Per anni i vari omicidi della banda non verranno collegati tra loro né tantomeno attribuiti a uomini in divisa. La svolta arriverà solamente nel gennaio del 1994, dopo sette anni di omicidi e violenze. Un giovane magistrato, il dottor Paci, organizza un vero e proprio pool per incastrare i componenti della banda.

L’ispettore Luciano Baglioni e l’assistente capo Pietro Costanza, poliziotti di Rimini e membri del pool, iniziano a sospettare della presenza di uomini in divisa all’interno della banda. Anche in considerazione dell’abilità dei rapinatori con le armi da fuoco e dell’inafferrabilità del gruppo. Che doveva, inevitabilmente, essere collegata al modus operandi delle forze dell’ordine.

Inoltre, i banditi conoscevano molto bene anche le abitudini dei dipendenti e le banche assaltate, probabilmente perché eseguivano meticolosi appostamenti prima di agire. Per questo motivo, Baglioni e Costanza, nonostante lo scioglimento del pool, decidevano di continuare ad indagare e, quindi, di appostarsi davanti ai vari istituti di credito.

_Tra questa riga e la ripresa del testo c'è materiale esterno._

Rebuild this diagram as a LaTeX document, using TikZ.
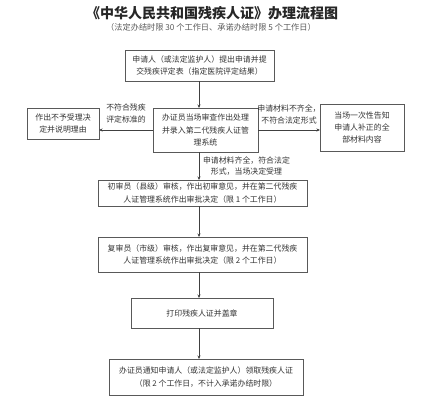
\documentclass[tikz,border=0pt]{standalone}
\usepackage{fontspec}
\newfontfamily\cjk{Noto Sans CJK SC}
\usetikzlibrary{arrows.meta}

\begin{document}
\begin{tikzpicture}[x=1pt,y=-1pt,inner sep=0pt,outer sep=0pt,
stepbox/.style={draw=black!65,rectangle,line width=0.8pt,align=center,text=black!80,font={\cjk\fontsize{7.9}{12.3}\selectfont}},
note/.style={align=center,text=black!80,font={\cjk\fontsize{7.9}{11.5}\selectfont}},
flow/.style={-{Stealth[length=3.5pt,width=3pt]},draw=black!75,line width=0.6pt}]

\useasboundingbox (0,0) rectangle (422,400);
\draw (212,13) node[font={\cjk\bfseries\fontsize{14}{16}\selectfont},text=black!85] (title) {《中华人民共和国残疾人证》办理流程图};
\draw (211,27) node[font={\cjk\fontsize{8.2}{9}\selectfont},text=black!65] (subtitle) {（法定办结时限 30 个工作日、承诺办结时限 5 个工作日）};

\draw (199.5,65.5) node[stepbox,minimum width=149pt,minimum height=31pt] (apply) {申请人（或法定监护人）提出申请并提\\交残疾评定表（指定医院评定结果）};
\draw (205.5,130) node[stepbox,minimum width=105pt,minimum height=44pt] (check) {办证员当场审查作出处理\\并录入第二代残疾人证管\\理系统};
\draw (63,123.5) node[stepbox,minimum width=72pt,minimum height=31pt] (reject) {作出不予受理决\\定并说明理由};
\draw (362,127.5) node[stepbox,minimum width=84pt,minimum height=47pt] (inform) {当场一次性告知\\申请人补正的全\\部材料内容};
\draw (202.5,193) node[stepbox,minimum width=209pt,minimum height=26pt] (first) {初审员（县级）审核，作出初审意见，并在第二代残疾\\人证管理系统作出审批决定（限 1 个工作日）};
\draw (202.5,254.5) node[stepbox,minimum width=209pt,minimum height=35pt] (second) {复审员（市级）审核，作出复审意见，并在第二代残疾\\人证管理系统作出审批决定（限 2 个工作日）};
\draw (202,313) node[stepbox,minimum width=142pt,minimum height=30pt] (print) {打印残疾人证并盖章};
\draw (206,377) node[stepbox,minimum width=194pt,minimum height=36pt] (notify) {办证员通知申请人（或法定监护人）领取残疾人证\\（限 2 个工作日，不计入承诺办结时限）};

\coordinate (axis) at (199,0);
\draw[flow] (apply.south -| axis) -- (check.north -| axis);
\draw[flow] (check.west) -- (check.west -| reject.east) node[note,pos=0.5,above=7pt] {不符合残疾\\评定标准的};
\draw[flow] (check.east) -- (check.east -| inform.west) node[note,pos=0.5,above=6pt] {申请材料不齐全，\\不符合法定形式};
\draw[flow] (check.south -| axis) -- (first.north -| axis) node[note,pos=0.5,right=4pt] {申请材料齐全，符合法定\\形式，当场决定受理};
\draw[flow] (first.south -| axis) -- (second.north -| axis);
\draw[flow] (second.south -| axis) -- (print.north -| axis);
\draw[flow] (print.south -| axis) -- (notify.north -| axis);
\end{tikzpicture}
\end{document}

Sarà Fabio Savi a fare il primo passo falso: il 3 novembre del 1994 effettua un sopralluogo presso una banca del riminese. E lo effettua con una Fiat tipo bianca dalla targa irriconoscibile, che suscita attenzione e curiosità degli investigatori. L’ispettore Luciano Baglioni e l’assistente capo Pietro Costanza decidono così di inseguire l'auto che si reca verso il paese di Torriana. Arrivato a destinazione, l'uomo a bordo della Fiat entra all'interno di una villetta.

Baglioni e Costanza si recano così al municipio del paese e scoprono che in quella abitazione abita Fabio Savi. Da quel momento in poi le indagini subiranno una notevole accelerazione.

Gli arresti

Le manette ai polsi di Roberto Savi sono scattate la sera del 21 novembre del 1994, mentre si trovava in servizio presso la Questura di Bologna e dietro disposizione della Questura di Rimini. Il fratello Fabio, invece, venne arrestato tre giorni dopo, il 24 novembre, a 22 km dal confine con l’Austria mentre si trovava con la compagna Eva Mikula. Il 26 novembre è stata poi la volta di Alberto Savi e Pietro Gugliotta. Gli ultimi ad essere arrestati sono stati Marino Occhipinti e Luca Vallicelli.

I processi

I componenti della banda sono stati giudicati dalla Corte d’Assise di Pesaro, Rimini e Bologna. Il controverso e complesso troncone giudiziario si è concluso il 6 marzo 1996 con la condanna a tre ergastoli per tutti e tre i fratelli Savi ed una condanna all’ergastolo per Marino Occhipinti.

Per Pietro Gugliotta, invece, i magistrati optano per una pena di ventotto anni di reclusione, poi tramutata in diciotto anni. Per Luca Vallicelli, componente marginale nell’attività della banda, è stata scritta un’altra storia giudiziaria. L’uomo ha infatti patteggiato una pena di tre anni ed otto mesi.

Nel corso dei processi venne altresì stabilito che lo Stato versasse ai parenti delle vittime 19 miliardi di lire.

Nell’agosto del 2008, dopo 14 anni di reclusione, Pietro Gugliotta è stato messo in libertà grazie all'indulto e la legge Gozzini. Dal 9 gennaio 2012 Marino Occhipinti aveva iniziato a beneficiare del regime di semilibertà e a lavorare ogni giorno presso una cooperativa sociale di Padova. Ma oggi, però, è tornato dietro le sbarre.